Du hast Dich folgerichtig auf der Mathildenhöhe fotografieren lassen, vor dem Haus Behrens. Warum genau dort?

Peter Behrens hat mit seinem Haus, mit dieser ganz einfachen Linienführung, ein solches Signal gesetzt, dass er sofort abgeworben wurde und eine unglaubliche Karriere gemacht hat. Er war kein Architekt, sondern Maler und Grafiker und wurde als Chefdesigner der AEG sozusagen der Erfinder des Corporate Design. Er hat vom Briefbogen über Werbeplakate bis hin zu den großen Industriehallen den Gedanken des Gesamtkunstwerks in die Industrie übertragen. An seinem größten Bau, der Turbinenhalle in Berlin, haben als junge Praktikanten nebeneinander Walter Gropius, Mies van der Rohe und ein junger Schweizer mitgearbeitet, der sich später den Künstlernamen Le Corbusier gegeben hat.

Im Mai wirst Du 70 Jahre alt. Wenn Du Dir etwas wünschen könntest, was am Morgen Deines Geburtstages schlagartig Realität wäre, was wäre das?
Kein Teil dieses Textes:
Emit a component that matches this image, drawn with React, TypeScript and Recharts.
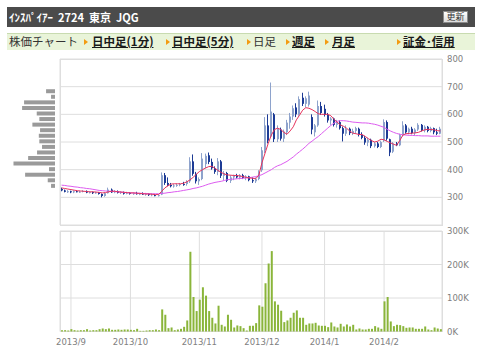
import React from "react";
import {
  ComposedChart,
  BarChart,
  Bar,
  Line,
  XAxis,
  YAxis,
  CartesianGrid,
} from "recharts";

// trading days shown on the chart, per month
const MONTH_DAYS: [string, number[]][] = [
  ["2013/8", [28, 29, 30]],
  ["2013/9", [2, 3, 4, 5, 6, 9, 10, 11, 12, 13, 17, 18, 19, 20, 24, 25, 26, 27, 30]],
  ["2013/10", [1, 2, 3, 4, 7, 8, 9, 10, 11, 15, 16, 17, 18, 21, 22, 23, 24, 25, 28, 29, 30, 31]],
  ["2013/11", [1, 5, 6, 7, 8, 11, 12, 13, 14, 15, 18, 19, 20, 21, 22, 25, 26, 27, 28, 29]],
  ["2013/12", [2, 3, 4, 5, 6, 9, 10, 11, 12, 13, 16, 17, 18, 19, 20, 24, 25, 26, 27, 30]],
  ["2014/1", [6, 7, 8, 9, 10, 14, 15, 16, 17, 20, 21, 22, 23, 24, 27, 28, 29, 30, 31]],
  ["2014/2", [3, 4, 5, 6, 7, 10, 12, 13, 14, 17, 18, 19, 20, 21, 24, 25, 26, 27, 28]],
];

// [open, high, low, close]
const CANDLES: [number, number, number, number][] = [
  [330, 335, 322, 325], [325, 328, 318, 320], [320, 326, 316, 322],
  [322, 324, 315, 318], [318, 325, 315, 322], [322, 326, 318, 320], [320, 324, 316, 321],
  [321, 326, 318, 323], [323, 325, 315, 317], [317, 322, 314, 319], [319, 321, 312, 315],
  [316, 320, 313, 318], [318, 319, 310, 312], [312, 314, 300, 305], [305, 318, 302, 315],
  [315, 335, 314, 328], [328, 332, 316, 318], [318, 326, 315, 322], [322, 325, 314, 316],
  [316, 322, 312, 319], [319, 321, 310, 313], [313, 320, 311, 317], [317, 319, 310, 312],
  [312, 318, 309, 315], [315, 320, 310, 312], [312, 316, 308, 314], [314, 318, 309, 310],
  [310, 316, 306, 313], [313, 315, 305, 308], [308, 314, 304, 311], [308, 312, 304, 306],
  [306, 310, 303, 308], [310, 390, 308, 380], [380, 388, 345, 352], [352, 372, 340, 345],
  [345, 352, 336, 340], [340, 348, 335, 343], [343, 350, 338, 345], [345, 352, 340, 348],
  [348, 356, 342, 346], [348, 362, 342, 358], [358, 445, 352, 430], [430, 455, 378, 385],
  [385, 392, 350, 358], [358, 372, 345, 366], [366, 460, 362, 440], [420, 458, 405, 450],
  [452, 462, 420, 428], [428, 440, 400, 405], [405, 412, 385, 392], [392, 442, 380, 430],
  [430, 435, 370, 378], [378, 395, 362, 388], [388, 392, 355, 360], [360, 380, 352, 372],
  [372, 382, 362, 378], [378, 385, 368, 372], [372, 384, 365, 380], [380, 385, 366, 370],
  [370, 380, 362, 376], [376, 378, 358, 362], [362, 372, 352, 358], [358, 372, 352, 366],
  [366, 398, 362, 392], [398, 482, 392, 470], [470, 590, 460, 560], [560, 600, 495, 505],
  [520, 715, 515, 610], [600, 605, 500, 510], [510, 560, 500, 550], [545, 552, 505, 512],
  [512, 545, 500, 538], [535, 580, 525, 570], [570, 605, 548, 592], [592, 632, 580, 622],
  [625, 640, 590, 600], [600, 665, 595, 655], [660, 678, 630, 638], [638, 665, 625, 658],
  [635, 682, 628, 668], [590, 600, 528, 545], [535, 565, 520, 560], [560, 650, 555, 630],
  [630, 645, 598, 605], [620, 635, 592, 598], [598, 605, 570, 578], [578, 590, 562, 585],
  [585, 588, 556, 562], [562, 580, 552, 572], [572, 578, 545, 550], [550, 556, 502, 530],
  [530, 560, 522, 548], [548, 552, 525, 532], [532, 548, 525, 540], [540, 555, 530, 550],
  [548, 552, 520, 526], [526, 535, 510, 515], [515, 522, 490, 498], [498, 515, 485, 508],
  [508, 512, 478, 485], [485, 500, 480, 495], [495, 500, 478, 482], [482, 505, 478, 500],
  [505, 582, 500, 572], [572, 578, 505, 512], [510, 512, 449, 462], [465, 500, 460, 495],
  [495, 500, 485, 488], [488, 530, 485, 525], [525, 575, 520, 560], [560, 565, 530, 535],
  [535, 552, 528, 548], [548, 555, 528, 532], [532, 550, 525, 545], [545, 568, 540, 562],
  [562, 565, 538, 542], [542, 560, 535, 555], [555, 558, 535, 540], [540, 555, 535, 550],
  [550, 552, 528, 535], [535, 548, 525, 530], [530, 555, 528, 548],
];

// short moving average (red)
const MA_SHORT = [
  334, 332, 330, 328, 326, 324, 323, 322, 321, 320, 320, 319, 318, 316, 317, 320, 322, 322, 320, 319,
  318, 317, 316, 316, 315, 314, 313, 312, 312, 311, 310, 310, 322, 334, 342, 348, 349, 349, 349, 351,
  356, 363, 372, 383, 393, 400, 406, 411, 412, 405, 397, 390, 384, 381, 380, 379, 379, 377, 375, 372,
  370, 369, 367, 380, 425, 460, 495, 525, 545, 550, 545, 535, 528, 540, 555, 580, 597, 615, 624, 622,
  617, 610, 602, 600, 600, 600, 595, 582, 572, 562, 557, 550, 540, 532, 530, 527, 527, 520, 512, 505,
  500, 503, 510, 508, 502, 497, 492, 488, 505, 525, 530, 531, 532, 533, 535, 540, 544, 546, 545, 544,
  541, 540,
];

// long moving average (magenta)
const MA_LONG = [
  344, 343, 341, 340, 338, 337, 335, 334, 332, 331, 329, 327, 325, 324, 323, 322, 322, 321, 320, 319,
  318, 317, 316, 316, 315, 315, 314, 314, 313, 313, 313, 313, 314, 315, 317, 318, 320, 321, 323, 325,
  327, 329, 332, 334, 337, 340, 344, 348, 351, 354, 356, 358, 361, 364, 365, 366, 367, 368, 369, 370,
  371, 373, 375, 378, 382, 388, 394, 400, 408, 414, 418, 424, 430, 438, 446, 456, 465, 474, 484, 495,
  503, 512, 520, 530, 540, 550, 560, 568, 575, 577, 577, 576, 574, 572, 571, 570, 569, 569, 568, 566,
  564, 561, 557, 553, 546, 540, 535, 531, 528, 526, 525, 524, 524, 523, 523, 522, 522, 522, 521, 521,
  521, 521,
];

// volume, thousand shares
const VOLUME_K = [
  4, 4, 3, 7, 4, 3, 4, 4, 7, 3, 4, 4, 7, 9, 7, 9, 5, 5, 6, 5,
  6, 6, 5, 4, 8, 2, 2, 3, 4, 4, 6, 4, 66, 50, 10, 12, 4, 6, 8, 14,
  33, 238, 103, 61, 95, 132, 107, 61, 41, 24, 77, 20, 15, 50, 35, 12, 18, 16, 10, 3,
  17, 17, 25, 78, 74, 144, 203, 240, 90, 80, 62, 28, 33, 41, 56, 63, 41, 41, 20, 24,
  24, 26, 18, 17, 17, 13, 27, 15, 12, 23, 15, 21, 15, 20, 6, 9, 6, 6, 8, 8,
  16, 12, 8, 90, 103, 30, 16, 20, 19, 16, 11, 12, 12, 8, 8, 8, 15, 6, 4, 12,
  9, 7,
];

// volume-by-price profile on the left
const PROFILE_PRICE = [655, 635, 615, 595, 575, 555, 535, 515, 495, 475, 455, 435, 415, 395, 375, 355, 335, 315];
const PROFILE_VOL = [38, 70, 288, 58, 400, 259, 173, 125, 151, 156, 144, 218, 151, 176, 317, 298, 38, 86];

const PRICE_TICKS = [200, 300, 400, 500, 600, 700, 800];
const VOL_TICKS = [0, 100, 200, 300];

const DATES = MONTH_DAYS.flatMap(([ym, days]) => days.map((d) => `${ym}/${d}`));
const TICK_DATES = MONTH_DAYS.slice(1).map(([ym, days]) => `${ym}/${days[0]}`);

const data = DATES.map((date, i) => {
  const [open, high, low, close] = CANDLES[i];
  return {
    date,
    open,
    high,
    low,
    close,
    range: [low, high],
    vol: VOLUME_K[i],
    maS: MA_SHORT[i],
    maL: MA_LONG[i],
  };
});

const profile = PROFILE_PRICE.map((price, i) => ({ price, vol: PROFILE_VOL[i] }));

const GRID = "#dedede";
const AXIS_TICK = { fontSize: 8.5, fill: "#808080", fontFamily: "DejaVu Sans" };
const JP = '"Noto Sans CJK JP", sans-serif';

function Candle(props: any) {
  const { x, y, width, height, payload } = props;
  if (!payload) return null;
  const { open, close, high, low } = payload;
  const top = Math.min(y, y + height);
  const h = Math.abs(height);
  const ppu = high === low ? 0 : h / (high - low);
  const bodyTop = top + (high - Math.max(open, close)) * ppu;
  const bodyH = Math.max(1, Math.abs(open - close) * ppu);
  const up = close >= open;
  const color = up ? "#8ea3cc" : "#1d3b95";
  const cx = Math.round(x + width / 2);
  return (
    <g>
      <rect x={cx - 1} y={top} width={1} height={h} fill={color} />
      <rect x={cx - 1} y={bodyTop} width={2} height={bodyH} fill={color} />
    </g>
  );
}

function Tri({ left }: { left: number }) {
  return (
    <div
      style={{
        position: "absolute",
        left,
        top: 39,
        width: 0,
        height: 0,
        borderTop: "3px solid transparent",
        borderBottom: "3px solid transparent",
        borderLeft: "4px solid #f39c12",
      }}
    />
  );
}

function Tab({ left, text, link = true }: { left: number; text: string; link?: boolean }) {
  return (
    <span
      style={{
        position: "absolute",
        left,
        top: 33,
        lineHeight: "17px",
        fontSize: 11.5,
        fontFamily: JP,
        fontWeight: link ? 700 : 400,
        textDecoration: link ? "underline" : "none",
        color: link ? "#1a1a1a" : "#333",
        whiteSpace: "nowrap",
      }}
    >
      {text}
    </span>
  );
}

export default function App() {
  return (
    <div
      style={{
        position: "absolute",
        left: 0,
        top: 0,
        width: 480,
        height: 358,
        background: "#fff",
        overflow: "hidden",
      }}
    >
      {/* title bar */}
      <div
        style={{
          position: "absolute",
          left: 7,
          top: 7,
          width: 468,
          height: 20,
          background: "#4b4b4b",
        }}
      />
      <div
        style={{
          position: "absolute",
          left: 9,
          top: 7,
          lineHeight: "20px",
          fontSize: 11,
          fontFamily: JP,
          fontWeight: 700,
          color: "#fff",
          whiteSpace: "pre",
        }}
      >
        {"ｲﾝｽﾊﾟｲｱｰ  2724  東京  JQG"}
      </div>
      <div
        style={{
          position: "absolute",
          left: 443,
          top: 11,
          width: 25,
          height: 12,
          boxSizing: "border-box",
          border: "1px solid #8a8a8a",
          background: "linear-gradient(#ffffff, #dcdcdc)",
          fontSize: 9,
          lineHeight: "10px",
          textAlign: "center",
          fontFamily: JP,
          color: "#333",
        }}
      >
        更新
      </div>

      {/* tab strip */}
      <div
        style={{
          position: "absolute",
          left: 7,
          top: 33,
          width: 468,
          height: 17,
          boxSizing: "border-box",
          borderTop: "1px solid #c8dbb0",
          background: "#e9f4d9",
        }}
      />
      <Tab left={9} text="株価チャート" link={false} />
      <Tri left={84} />
      <Tab left={92} text="日中足(1分)" />
      <Tri left={166} />
      <Tab left={172} text="日中足(5分)" />
      <Tri left={247} />
      <Tab left={253} text="日足" link={false} />
      <Tri left={286} />
      <Tab left={292} text="週足" />
      <Tri left={325} />
      <Tab left={332} text="月足" />
      <Tri left={397} />
      <Tab left={403} text="証金･信用" />

      {/* plot frames */}
      <div
        style={{
          position: "absolute",
          left: 60,
          top: 59,
          width: 383,
          height: 167,
          boxSizing: "border-box",
          border: `1px solid ${GRID}`,
        }}
      />
      <div
        style={{
          position: "absolute",
          left: 60,
          top: 231,
          width: 383,
          height: 101,
          boxSizing: "border-box",
          border: `1px solid ${GRID}`,
        }}
      />

      {/* volume-by-price */}
      <div style={{ position: "absolute", left: 0, top: 0 }}>
        <BarChart
          width={55}
          height={226}
          data={profile}
          layout="vertical"
          margin={{ top: 59, right: 0, bottom: 0, left: 0 }}
        >
          <XAxis type="number" domain={[0, 530]} reversed hide />
          <YAxis
            type="number"
            dataKey="price"
            domain={[200, 800]}
            ticks={PRICE_TICKS}
            width={0}
            tick={false}
            axisLine={false}
            tickLine={false}
          />
          <Bar dataKey="vol" fill="#9a9a9a" barSize={4} isAnimationActive={false} />
        </BarChart>
      </div>

      {/* price */}
      <div style={{ position: "absolute", left: 0, top: 0 }}>
        <ComposedChart
          width={480}
          height={226}
          data={data}
          barCategoryGap={0}
          margin={{ top: 59, right: 0, bottom: 0, left: 60 }}
        >
          <CartesianGrid stroke={GRID} />
          <XAxis
            dataKey="date"
            ticks={TICK_DATES}
            interval={0}
            height={1}
            tick={false}
            axisLine={false}
            tickLine={false}
          />
          <YAxis
            orientation="right"
            domain={[200, 800]}
            ticks={PRICE_TICKS}
            width={38}
            tick={AXIS_TICK}
            tickSize={3}
            tickMargin={2}
            axisLine={false}
            tickLine={false}
          />
          <Bar dataKey="range" shape={(p: any) => <Candle {...p} />} isAnimationActive={false} />
          <Line
            type="linear"
            dataKey="maL"
            stroke="#dd5cf0"
            strokeWidth={1}
            dot={false}
            isAnimationActive={false}
          />
          <Line
            type="linear"
            dataKey="maS"
            stroke="#e6335d"
            strokeWidth={1}
            dot={false}
            isAnimationActive={false}
          />
        </ComposedChart>
      </div>

      {/* volume */}
      <div style={{ position: "absolute", left: 0, top: 225 }}>
        <ComposedChart
          width={480}
          height={133}
          data={data}
          margin={{ top: 6, right: 0, bottom: 0, left: 60 }}
        >
          <CartesianGrid stroke={GRID} />
          <XAxis
            dataKey="date"
            ticks={TICK_DATES}
            interval={0}
            height={26.5}
            tick={AXIS_TICK}
            tickFormatter={(v: string) => v.split("/").slice(0, 2).join("/")}
            tickSize={5}
            tickMargin={2}
            axisLine={false}
            tickLine={false}
          />
          <YAxis
            orientation="right"
            domain={[0, 300]}
            ticks={VOL_TICKS}
            width={38}
            tick={AXIS_TICK}
            tickFormatter={(v: number) => `${v}K`}
            tickSize={3}
            tickMargin={2}
            axisLine={false}
            tickLine={false}
          />
          <Bar dataKey="vol" fill="#8ab53a" barSize={2} isAnimationActive={false} />
        </ComposedChart>
      </div>
    </div>
  );
}
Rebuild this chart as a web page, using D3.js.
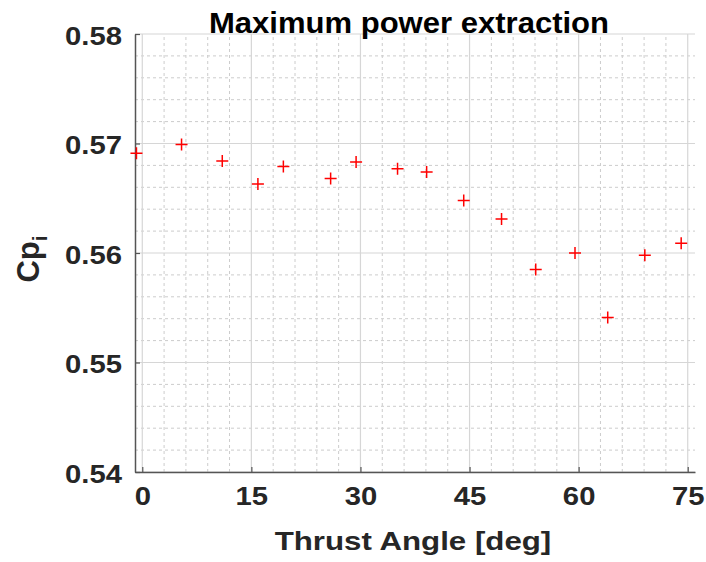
<!DOCTYPE html>
<html>
<head>
<meta charset="utf-8">
<script src="https://cdn.jsdelivr.net/npm/d3@7"></script>
<style>
  body { margin: 0; background: #fff; }
  text { font-family: "Liberation Sans", Arial, sans-serif; font-weight: bold; }
</style>
</head>
<body>
<svg id="chart" width="706" height="562"></svg>
<script>
// thrust angle [deg] vs Cp_i
const thrustAngle = [-0.8, 5.4, 11.0, 15.9, 19.4, 25.9, 29.4, 35.1, 39.1, 44.2, 49.4, 54.1, 59.5, 64.0, 69.1, 74.1];
const cpValues = [0.5691, 0.5699, 0.5684, 0.5663, 0.5679, 0.5668, 0.5683, 0.5677, 0.5674, 0.5648, 0.5631, 0.5585, 0.5600, 0.5541, 0.5598, 0.5609];

const xTicks = [0, 15, 30, 45, 60, 75];
const yTicks = [0.54, 0.55, 0.56, 0.57, 0.58];
const xDomain = [-1, 76];
const yDomain = [0.54, 0.58];

const titleText = 'Maximum power extraction';
const xLabelText = 'Thrust Angle [deg]';

class ScatterChart {
  constructor({ width, height, margin }, rootNode) {
    this._width = width;
    this._height = height;
    this._margin = margin;
    this._root = rootNode;
    this._scaleX = null;
    this._scaleY = null;
  }

  render() {
    this._root.selectChildren().remove();
    this.scaleInit();
    this.renderGrid();
    this.renderAxes();
    this.renderLabels();
    this.renderPoints();
    return this;
  }

  scaleInit() {
    const { left, right, top, bottom } = this._margin;
    this._scaleX = d3.scaleLinear(xDomain, [left, this._width - right]);
    this._scaleY = d3.scaleLinear(yDomain, [this._height - bottom, top]);
  }

  renderGrid() {
    const x = this._scaleX, y = this._scaleY;
    const [x0, x1] = x.range(), [y0, y1] = y.range();
    const g = this._root.append('g');

    const xMinor = d3.range(0, xDomain[1] + 0.01, 3).filter(v => v % 15 !== 0);
    const yMinor = d3.range(0, 21).map(i => yDomain[0] + i * 0.002)
      .filter(v => yTicks.every(t => Math.abs(t - v) > 1e-6));

    g.selectAll('.xminor').data(xMinor).join('line')
      .attr('x1', d => x(d)).attr('x2', d => x(d)).attr('y1', y0).attr('y2', y1)
      .attr('stroke', '#cccccc').attr('stroke-width', 1).attr('stroke-dasharray', '3,3');
    g.selectAll('.yminor').data(yMinor).join('line')
      .attr('x1', x0).attr('x2', x1).attr('y1', d => y(d)).attr('y2', d => y(d))
      .attr('stroke', '#cccccc').attr('stroke-width', 1).attr('stroke-dasharray', '3,3');

    g.selectAll('.xmajor').data(xTicks).join('line')
      .attr('x1', d => x(d)).attr('x2', d => x(d)).attr('y1', y0).attr('y2', y1)
      .attr('stroke', '#d6d6d6').attr('stroke-width', 1.2);
    g.selectAll('.ymajor').data(yTicks).join('line')
      .attr('x1', x0).attr('x2', x1).attr('y1', d => y(d)).attr('y2', d => y(d))
      .attr('stroke', '#d6d6d6').attr('stroke-width', 1.2);
  }

  renderAxes() {
    const x = this._scaleX, y = this._scaleY;
    const yBottom = y.range()[0];

    const xAxis = this._root.append('g')
      .attr('transform', `translate(0,${yBottom})`)
      .call(d3.axisBottom(x).tickValues(xTicks).tickSizeInner(-5).tickSizeOuter(0).tickPadding(14));
    const yAxis = this._root.append('g')
      .attr('transform', `translate(${x.range()[0]},0)`)
      .call(d3.axisLeft(y).tickValues(yTicks).tickFormat(d3.format('.2f')).tickSizeInner(-5).tickSizeOuter(0).tickPadding(13));

    [xAxis, yAxis].forEach(a => {
      a.select('.domain').attr('stroke', '#555').attr('stroke-width', 1.5);
      a.selectAll('.tick line').attr('stroke', '#555').attr('stroke-width', 1.2);
      a.selectAll('.tick text').attr('fill', '#262626').attr('font-size', 25)
        .attr('font-family', '"Liberation Sans", Arial, sans-serif').attr('font-weight', 'bold');
    });
    xAxis.selectAll('.tick text').attr('dy', '0.75em');
    yAxis.selectAll('.tick text').attr('dy', '0.40em');

    stretch(xAxis.selectAll('.tick text'), 1.17);
    stretch(yAxis.selectAll('.tick text'), 1.17);
  }

  renderLabels() {
    const x = this._scaleX, y = this._scaleY;
    const cx = (x.range()[0] + x.range()[1]) / 2;
    const cy = (y.range()[0] + y.range()[1]) / 2;

    const title = this._root.append('text')
      .attr('x', cx - 6).attr('y', 33)
      .attr('text-anchor', 'middle').attr('font-size', 29).attr('fill', '#000')
      .text(titleText);
    stretch(title, 1.07);

    const xl = this._root.append('text')
      .attr('x', cx - 2).attr('y', 550)
      .attr('text-anchor', 'middle').attr('font-size', 25).attr('fill', '#262626')
      .text(xLabelText);
    stretch(xl, 1.25);

    const yl = this._root.append('text')
      .attr('transform', `translate(39,${cy + 6}) rotate(-90)`)
      .attr('text-anchor', 'middle').attr('font-size', 31).attr('fill', '#262626');
    yl.append('tspan').text('Cp');
    yl.append('tspan').attr('font-size', 21).attr('dy', 8).text('i');
  }

  renderPoints() {
    const x = this._scaleX, y = this._scaleY;
    const s = 6;
    const pts = thrustAngle.map((a, i) => ({ x: a, y: cpValues[i] }));
    this._root.append('g')
      .selectAll('.scatter-point')
      .data(pts)
      .join('path')
        .attr('class', 'scatter-point')
        .attr('d', d => {
          const px = x(d.x), py = y(d.y);
          return `M${px - s},${py}H${px + s}M${px},${py - s}V${py + s}`;
        })
        .attr('stroke', '#ff0000')
        .attr('stroke-width', 1.5)
        .attr('fill', 'none');
  }
}

// horizontal stretch of the text, the figure is wider than the font
function stretch(selection, k) {
  selection.each(function () {
    const w = this.getComputedTextLength();
    d3.select(this).attr('textLength', w * k).attr('lengthAdjust', 'spacingAndGlyphs');
  });
}

new ScatterChart({
  width: 706,
  height: 562,
  margin: { top: 34, bottom: 90, left: 135, right: 11 }
}, d3.select('#chart')).render();
</script>
</body>
</html>
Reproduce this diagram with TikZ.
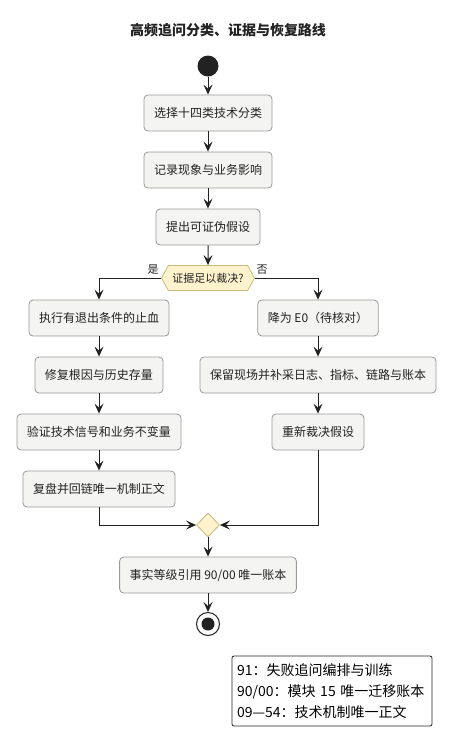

Dann wäre es, dass mein Sorgenkind, der große alte Kuhstall, der in der Domäne Oberfeld steht, mit einer wunderbaren Nutzung bespielt, denkmalgerecht saniert wäre und als Schlussstein dieses einzigartigen Ensembles tatsächlich eine neue Qualität entfalten könnte. 


Danke für das Gespräch.

werner_durth.vita


*17.5.1949 in Mengeringhausen, Kreis Waldeck, 1967 Abitur in Wiesbaden, 1967-1973 Studium Architektur und Stadtplanung TH Darmstadt, 1971-1975 Studium Soziologie und Philosophie J. W. Goethe-Universität Frankfurt und an der TH Darmstadt, 1973 Diplom-Ingenieur, 1975-1977 Zivildienst in Darmstadt-Kranichstein, 1976 Promotion, 1978-1981 Wissenschaftlicher Mitarbeiter am Institut für Soziologie an der TH Darmstadt, 1981-1993 Professor für Umweltgestaltung an der Johannes Gutenberg-Universität Mainz, 1993-1998 Professor an der Universität Stuttgart, 1998-2017 Professor für Geschichte und Theorie der Architektur der TU Darmstadt, 2005 Ehrendoktorwürde der Polytechnischen Nationaluniversität Lviv (Lemberg) Ukraine. Vielfache Auszeichnungen, u.a. Schelling-Architekturpreis für Architekturhistoriographie und Fritz-Schumacher-Preis für sein Lebenswerk. Mitglied u.a. der Akademie der Künste in Berlin, vielfache Tätigkeit als Preisrichter. Verheiratet, zwei erwachsene Kinder. Am 17.5.2019 wird ihm in Berlin die Ehrenmitgliedschaft des Bundes Deutscher Architekten verliehen.